Beloit is most dependent on state revenue
By Hilary Dickinson and Justin Weaver
Daily News staff writers
When Gov. Scott Walker presented his budget proposal on Tuesday, he announced a cut of more than $1billion in aid to public schools and local governments.
Beloit City Manager Larry Arft said that cut was not as dismal as some feared, but nevertheless he anticipates city programs and service areas will be altered.
“There’s nothing lying around loose in that general fund,” said Arft, citing the budget cuts the city already has made in recent years. “We’re way past the fat and the muscle.”
Arft does not yet know how much state shared revenue the City of Beloit will receive, but he said Beloit is the largest per capita recipient in the state.
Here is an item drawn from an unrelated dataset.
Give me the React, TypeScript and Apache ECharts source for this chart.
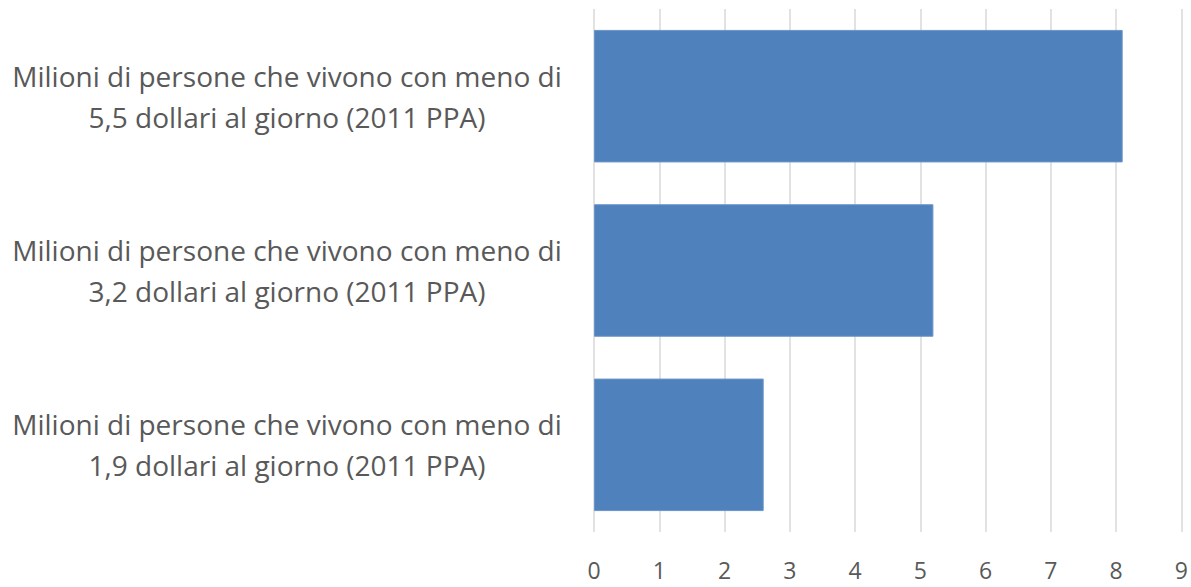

State shared revenue makes up 65 percent of the city’s general fund, which means $18 million of the general fund’s $30 million budget comes from the state.
In addition, 80 percent of the city’s general fund is used for salary and benefits for its employees.
“It’s going to take some time to analyze this and get the full impact,” Arft said. “We really need to see numbers on the resource side before we get too serious about what to cut off on the expenditure side.”
He did say, however, that property tax increases will not be occurring because Walker mandated a zero percent levy increase.
“There’s no other funding sources to help offset so it will all have to come from cuts and reductions,” Arft said.
Layoffs will try to be avoided, he said, because between unemployment and accrued benefits it’s a long time before any savings are made.
Early retirements, which have been done in the recent past, could be an alternative option to layoffs as is the restructuring of departments.
For now, city staff has begun putting together an inventory of all the city departments’ services and programs to get a reference point as to what is all currently offered.
Arft said union negotiations won’t begin until he has a solid handle on how much state shared revenue the city will receive next year.
In the meantime, he plans to stay in close contact with the city’s five unions.
“We will work with them, the management team, and the employees in the most reasonable matter possible,” Arft said.
As of Tuesday, City of Beloit union leaders say it’s too early to tell the impact.
Steve Warn, president of the International Association of Firefighters, said he is worried about the potential for layoffs though.
“It’s definitely a possibility,” he said. “Everything is on the table when it comes to budget cuts.”
John Baumgartner, the president of the Wisconsin Professional Police Association, said he and the other union presidents are looking forward to meeting with Arft to see how bad the budget appears on paper.
“All associations know some type of change is coming — just not to what magnitude,” Baumgartner said.
As for the Beloit School District, it is not a stretch to say the budget will impact no school district in the state more than it will impact Beloit’s. The Beloit School District receives 82 percent of its funding from the state, the highest of any school district in Wisconsin.
“We are the most aided district in the state,” said Superintendent Milt Thompson.
The district preemptively braced itself for the massive state budget cut by approving the impending closures of Royce and Wright Elementary Schools.
“There are other districts close by that are thinking about closing schools,” Thompson said. “We’ve already put that on the table, and it’s going to help us.”
The district has not yet followed suit with other schools in administering layoff notices, and hopes not to resort to such maneuvers. Planning for the future will be a full-time job, Thompson said.
“We spend a lot of time problem solving. When we get the information, we run through our options,” he said. “Until we see the hard numbers, I don’t know (what’s going to happen). My team and I are pretty creative problem solvers. We need to see what the dollars look like and what the real situation is.”
Thompson said it is imperative that district administrators and employees maintain a sense of optimism during what could prove to be a very pessimistic period.
“I’ve never found anxiety to be a helpful factor in decision making. What’s happening in our state right now is unprecedented. It calls for unprecedented thinking,” he said. “The key is for us to maintain a high level of academic excellence. I hate putting ourselves in a box. That’s what happens if you let moments like this warp your perception. The ‘Chicken Little’ approach leads to poor long-term decision making.”